Gallup has found that companies with more diverse teams (including more women) have a 22 percent lower turnover rate. Organizations with more inclusive cultures also have an easier time with recruiting. Women are financially impacting the bottom line in the best way possible. Adjusting to the unique needs of this workforce can be beneficial to all in the end.

Maternity Leave

Americans are far from number one in maternity leave benefits.  According to an International Health Organization report of 41 developed countries, 17 provide paid time off for between 90 and 100 percent of their populations, including many Western European countries like Sweden, Switzerland, and the U.K., but also Estonia and the Czech Republic.

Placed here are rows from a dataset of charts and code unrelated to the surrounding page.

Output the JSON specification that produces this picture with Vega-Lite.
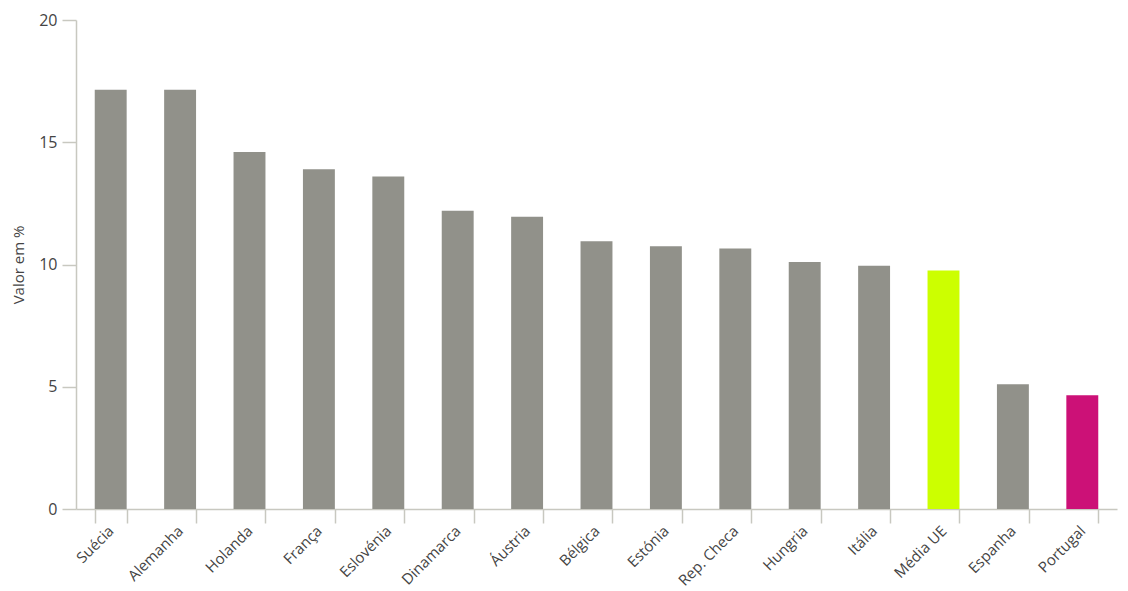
{
  "$schema": "https://vega.github.io/schema/vega-lite/v6.json",
  "width": 1041,
  "height": 489,
  "autosize": {"type": "none"},
  "padding": {"left": 76, "top": 20, "right": 11, "bottom": 82},
  "background": "white",
  "config": {
    "view": {"stroke": null},
    "font": "Open Sans"
  },
  "data": {
    "values": [
      {"pais": "Suécia", "valor": 17.15, "grupo": "outro"},
      {"pais": "Alemanha", "valor": 17.15, "grupo": "outro"},
      {"pais": "Holanda", "valor": 14.6, "grupo": "outro"},
      {"pais": "França", "valor": 13.9, "grupo": "outro"},
      {"pais": "Eslovénia", "valor": 13.6, "grupo": "outro"},
      {"pais": "Dinamarca", "valor": 12.2, "grupo": "outro"},
      {"pais": "Áustria", "valor": 11.95, "grupo": "outro"},
      {"pais": "Bélgica", "valor": 10.95, "grupo": "outro"},
      {"pais": "Estónia", "valor": 10.75, "grupo": "outro"},
      {"pais": "Rep. Checa", "valor": 10.65, "grupo": "outro"},
      {"pais": "Hungria", "valor": 10.1, "grupo": "outro"},
      {"pais": "Itália", "valor": 9.95, "grupo": "outro"},
      {"pais": "Média UE", "valor": 9.75, "grupo": "ue"},
      {"pais": "Espanha", "valor": 5.1, "grupo": "outro"},
      {"pais": "Portugal", "valor": 4.65, "grupo": "pt"}
    ]
  },
  "mark": {"type": "bar"},
  "encoding": {
    "x": {
      "field": "pais",
      "type": "nominal",
      "sort": null,
      "scale": {"paddingInner": 0.54, "paddingOuter": 0.27},
      "axis": {
        "title": null,
        "labelAngle": -45,
        "labelAlign": "right",
        "labelBaseline": "middle",
        "labelFontSize": 15,
        "labelColor": "#444444",
        "labelPadding": 5,
        "tickBand": "extent",
        "tickSize": 14,
        "tickColor": "#c8c8c0",
        "domainColor": "#c8c8c0",
        "tickWidth": 1.5,
        "domainWidth": 1.5
      }
    },
    "y": {
      "field": "valor",
      "type": "quantitative",
      "scale": {"domain": [0, 20], "nice": false},
      "axis": {
        "title": "Valor em %",
        "titleFontSize": 15,
        "titleFontWeight": "normal",
        "titleColor": "#444444",
        "titlePadding": 12,
        "values": [0, 5, 10, 15, 20],
        "grid": false,
        "labelFontSize": 16,
        "labelColor": "#444444",
        "labelPadding": 5,
        "tickSize": 14,
        "tickColor": "#c8c8c0",
        "domainColor": "#c8c8c0",
        "tickWidth": 1.5,
        "domainWidth": 1.5
      }
    },
    "color": {
      "field": "grupo",
      "type": "nominal",
      "scale": {"domain": ["outro", "ue", "pt"], "range": ["#91918a", "#ccff00", "#cc1177"]},
      "legend": null
    }
  }
}
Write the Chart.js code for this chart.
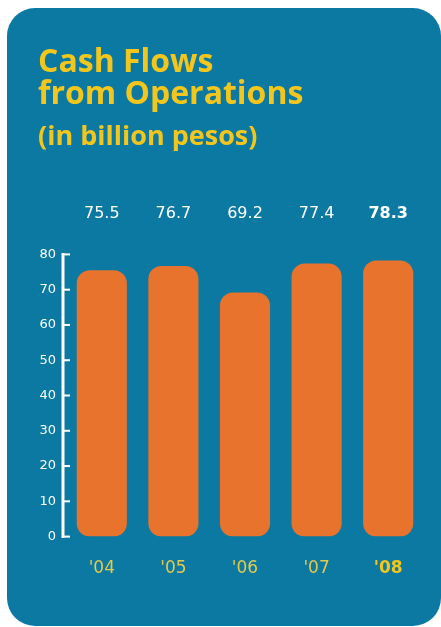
<!DOCTYPE html>
<html>
<head>
<meta charset="utf-8">
<script src="https://cdn.jsdelivr.net/npm/chart.js@4/dist/chart.umd.min.js"></script>
<style>
html,body{margin:0;padding:0;background:#ffffff;}
#wrap{width:441px;height:627px;position:relative;}
</style>
</head>
<body>
<div id="wrap"><canvas id="c" width="441" height="627"></canvas></div>
<script>
const titleLines = ['Cash Flows', 'from Operations'];
const subtitleText = '(in billion pesos)';
const years = ["'04", "'05", "'06", "'07", "'08"];
const cashFlows = [75.5, 76.7, 69.2, 77.4, 78.3];
const valueLabels = ['75.5', '76.7', '69.2', '77.4', '78.3'];
const yTicks = [0, 10, 20, 30, 40, 50, 60, 70, 80];

const PANEL = '#0b79a2';
const ORANGE = '#e8732d';
const YELLOW = '#f3c61e';
const LABEL_YELLOW = '#e2ca4e';

const panelPlugin = {
  id: 'panel',
  beforeDraw(chart) {
    const ctx = chart.ctx;
    ctx.save();
    ctx.fillStyle = '#ffffff';
    ctx.fillRect(0, 0, chart.width, chart.height);
    ctx.fillStyle = PANEL;
    ctx.beginPath();
    ctx.roundRect(7, 8, 434, 618, 28);
    ctx.fill();
    ctx.restore();
  }
};

const axisPlugin = {
  id: 'axisDraw',
  afterDatasetsDraw(chart) {
    const ctx = chart.ctx;
    const y = chart.scales.y;
    const x0 = chart.chartArea.left - 3;
    ctx.save();
    ctx.strokeStyle = '#ffffff';
    ctx.lineWidth = 3;
    ctx.beginPath();
    ctx.moveTo(x0, y.getPixelForValue(80) - 1.5);
    ctx.lineTo(x0, y.getPixelForValue(0) + 1.5);
    ctx.stroke();
    ctx.lineWidth = 2;
    yTicks.forEach(v => {
      const py = y.getPixelForValue(v);
      ctx.beginPath();
      ctx.moveTo(x0, py);
      ctx.lineTo(x0 + 7, py);
      ctx.stroke();
    });
    // value labels row
    const xs = chart.scales.x;
    ctx.textAlign = 'center';
    ctx.textBaseline = 'middle';
    ctx.fillStyle = '#ffffff';
    valueLabels.forEach((t, i) => {
      ctx.font = (i === valueLabels.length - 1 ? 'bold ' : '') + '16px "DejaVu Sans"';
      ctx.fillText(t, xs.getPixelForValue(i), chart.chartArea.top - 41);
    });
    ctx.restore();
  }
};

new Chart(document.getElementById('c'), {
  type: 'bar',
  data: {
    labels: years,
    datasets: [{
      data: cashFlows,
      backgroundColor: ORANGE,
      borderWidth: 0,
      borderRadius: 13,
      borderSkipped: false,
      barPercentage: 0.70,
      categoryPercentage: 1.0
    }]
  },
  options: {
    responsive: false,
    animation: false,
    devicePixelRatio: 1,
    layout: { padding: { left: 38, right: 17, top: 47, bottom: 26 } },
    plugins: {
      legend: { display: false },
      tooltip: { enabled: false },
      title: {
        display: true,
        text: titleLines,
        align: 'start',
        color: YELLOW,
        font: { family: '"Open Sans"', size: 32, weight: 'bold', lineHeight: 1.0 },
        padding: { top: 0, bottom: 0 }
      },
      subtitle: {
        display: true,
        text: subtitleText,
        align: 'start',
        color: YELLOW,
        font: { family: '"Open Sans"', size: 27, weight: 'bold', lineHeight: 1.2 },
        padding: { top: 10, bottom: 101 }
      }
    },
    scales: {
      x: {
        grid: { display: false, drawTicks: false },
        border: { display: false },
        ticks: {
          padding: 22,
          color: ctx => ctx.index === 4 ? YELLOW : LABEL_YELLOW,
          font: ctx => ({ family: '"DejaVu Sans"', size: 17, weight: ctx.index === 4 ? 'bold' : 'normal' })
        }
      },
      y: {
        min: 0,
        max: 80,
        afterFit(scale) { scale.width = 28; },
        grid: { display: false, drawTicks: false },
        border: { display: false },
        ticks: {
          stepSize: 10,
          padding: 10,
          color: '#ffffff',
          font: { family: '"DejaVu Sans"', size: 13 }
        }
      }
    }
  },
  plugins: [panelPlugin, axisPlugin]
});
</script>
</body>
</html>
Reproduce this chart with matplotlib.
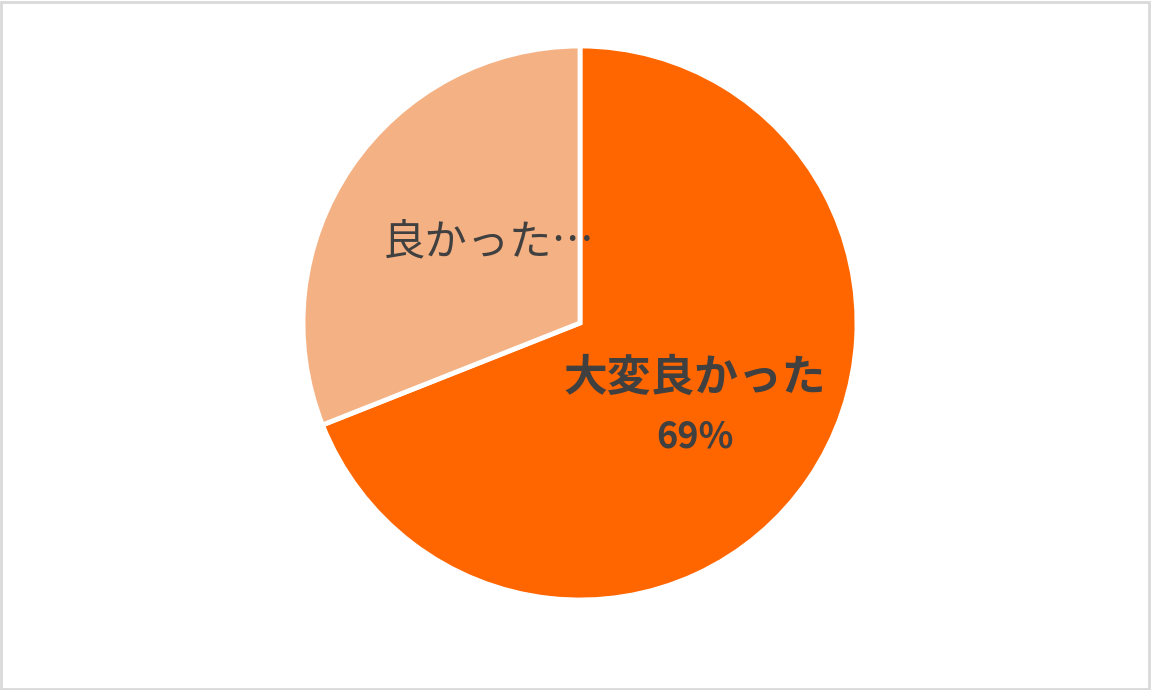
import matplotlib
matplotlib.use("Agg")
import matplotlib.pyplot as plt
from matplotlib.patches import Rectangle

plt.rcParams['font.family'] = ['Noto Sans CJK JP', 'DejaVu Sans']

# データ
labels = ['大変良かった', '良かった…']
values = [69, 31]
colors = ['#FF6600', '#F4B183']

W, H = 1151, 690
fig = plt.figure(figsize=(W / 100, H / 100), dpi=100)

# 円の中心 (580, 323) 半径 277 px
cx, cy, r = 580, 323, 277
ax = fig.add_axes([(cx - r) / W, (H - cy - r) / H, 2 * r / W, 2 * r / H])
wedges, _ = ax.pie(values, colors=colors, startangle=90, counterclock=False,
                   radius=1.0, wedgeprops=dict(edgecolor='white', linewidth=3.5))
ax.set_xlim(-1.0, 1.0)
ax.set_ylim(-1.0, 1.0)
ax.set_aspect('equal')
ax.axis('off')

txt = '#404040'
ax.text(0.415, -0.20, labels[0], ha='center', va='center', fontsize=31.5,
        fontweight='bold', color=txt)
ax.text(0.415, -0.41, '%d%%' % values[0], ha='center', va='center', fontsize=26,
        fontweight='bold', color=txt)
ax.text(-0.33, 0.29, labels[1], ha='center', va='center', fontsize=30.5,
        color=txt)

# 外枠
fig.patches.append(Rectangle((0.001, 0.002), 0.997, 0.995, transform=fig.transFigure,
                             fill=False, edgecolor='#D9D9D9', linewidth=2))

fig.savefig('out.png', dpi=100, facecolor='white')
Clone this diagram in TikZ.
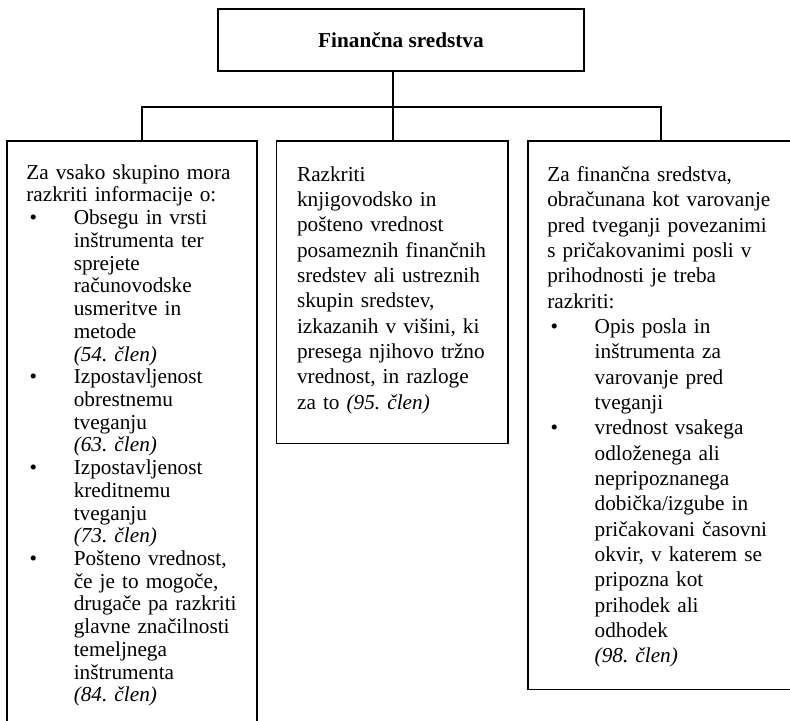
\documentclass[tikz,border=0pt]{standalone}
\usepackage{fontspec}
\setmainfont{Liberation Serif}
\usepackage{enumitem}
\usetikzlibrary{positioning}
\setlength{\parindent}{0pt}
\frenchspacing
\setlist[itemize]{nosep, label=\textbullet, leftmargin=29pt, labelindent=2pt, labelwidth=27pt, labelsep=0pt, align=left}

\begin{document}
\begin{tikzpicture}[
		okvir/.style={draw, line width=1pt, inner sep=0pt, anchor=north west},
		besedilo/.style={inner sep=0pt, align=left, font=\fontsize{13}{15.5}\selectfont},
		povezava/.style={line width=1pt}]
		\useasboundingbox (0,0) rectangle (16.985,-15.50);
		\clip (0,0) rectangle (16.985,-15.50);
		
		\node[okvir, anchor=center, minimum width=7.87cm, minimum height=1.33cm, font=\fontsize{13}{15.5}\selectfont\bfseries] (vrh) at (8.62,-0.86) {Finančna sredstva};
		\node[okvir, minimum width=5.375cm, minimum height=13cm] (levo) at (0.13,-3.01) {};
		\node[okvir, minimum width=4.97cm, minimum height=6.51cm] (srednji) at (5.93,-3.01) {};
		\node[okvir, minimum width=6cm, minimum height=11.8cm] (desno) at (11.33,-3.01) {};
		
		\coordinate (razcepl) at (3.05,-2.30);
		\coordinate (razceps) at (8.45,-2.30);
		\coordinate (razcepd) at (14.21,-2.30);
		\draw[povezava] (vrh.south -| razceps) -- (razceps |- srednji.north);
		\draw[povezava] (razcepl |- levo.north) -- (razcepl) -- (razcepd) -- (razcepd |- desno.north);
		
		\node[besedilo, font=\fontsize{13}{13.9}\selectfont, text width=4.8cm, below right=0.52cm and 0.43cm of levo.north west] (levot) {Za vsako skupino mora\\ razkriti informacije o:
			\begin{itemize}
				\item Obsegu in vrsti\\ inštrumenta ter\\ sprejete\\ računovodske\\ usmeritve in\\ metode\\ \textit{(54. člen)}
				\item Izpostavljenost\\ obrestnemu\\ tveganju\\ \textit{(63. člen)}
				\item Izpostavljenost\\ kreditnemu\\ tveganju\\ \textit{(73. člen)}
				\item Pošteno vrednost,\\ če je to mogoče,\\ drugače pa razkriti\\ glavne značilnosti\\ temeljnega\\ inštrumenta\\ \textit{(84. člen)}
			\end{itemize}};
		\node[besedilo, text width=4.4cm, below right=0.56cm and 0.45cm of srednji.north west] (srednjit) {Razkriti\\ knjigovodsko in\\ pošteno vrednost\\ posameznih finančnih\\ sredstev ali ustreznih\\ skupin sredstev,\\ izkazanih v višini, ki\\ presega njihovo tržno\\ vrednost, in razloge\\ za to \textit{(95. člen)}};
		\node[besedilo, text width=5.1cm, below right=0.56cm and 0.43cm of desno.north west] (desnot) {Za finančna sredstva,\\ obračunana kot varovanje\\ pred tveganji povezanimi\\ s pričakovanimi posli v\\ prihodnosti je treba\\ razkriti:
			\begin{itemize}
				\item Opis posla in\\ inštrumenta za\\ varovanje pred\\ tveganji
				\item vrednost vsakega\\ odloženega ali\\ nepripoznanega\\ dobička/izgube in\\ pričakovani časovni\\ okvir, v katerem se\\ pripozna kot\\ prihodek ali\\ odhodek\\ \textit{(98. člen)}
			\end{itemize}};
	\end{tikzpicture}
\end{document}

Paid maternity leave can be government mandated in other countries, but in the U.S.A. it is up to each employer to decide. In the United States, only 12 percent of private industry workers had access to some kind of paid family leave.

American policies are behind the world. The U.K. offers 90 percent of one’s average weekly earnings (before tax) for the first six weeks and a base rate for the next 33 weeks of maternity leave. Should the United States have to change? Paid maternity leave can give a woman more incentive to come back to work and pick up right where she left off at the same company.

Twenty-seven percent of women said they make less money than they would have if they had not had children. Only 11 percent of men said they feel the same way. With women out of the workforce for weeks due to the gift of life, a seamless transition back into the grind of years prior can be difficult.

Childcare

Paid maternity leave is not the only way to keep these trained workers. Benefit plans of the progressive company today can include any thing from gym memberships to free lunches to unlimited vacation. One trend slowly catching on is childcare.

Only 12 percent of companies currently offer childcare services. Infrastructure high? Cost of running the service high? Maybe. But studies show that, in the end, on-site childcare has a positive return on investment.

A cost-benefit study conducted by Cynthia Ransom and Sandra Burud at the Union Bank in Pasadena, Calif., showed the institution’s on-site daycare program saved $138,000 to $232,000 in annual operations costs, due to reductions in both turnover and absenteeism.

If more employers offered on-site childcare services, then all parents could leave work less often and have lower stress, higher financial freedom, improved productivity and greater peace of mind. All of this creates a happier workforce.

According to a recent Department of Labor report, 32 percent of women have a bachelor’s degree at age 27, compared with only 24 percent of men. Women are a talented workforce. They have quality degrees, and they also have children. The minute that latter quality stops being looked at as a financial burden and career killer is the day the economy benefits.  If your company does not already offer childcare and paid maternity-leave benefits, now is the time to learn how you can support your female workforce.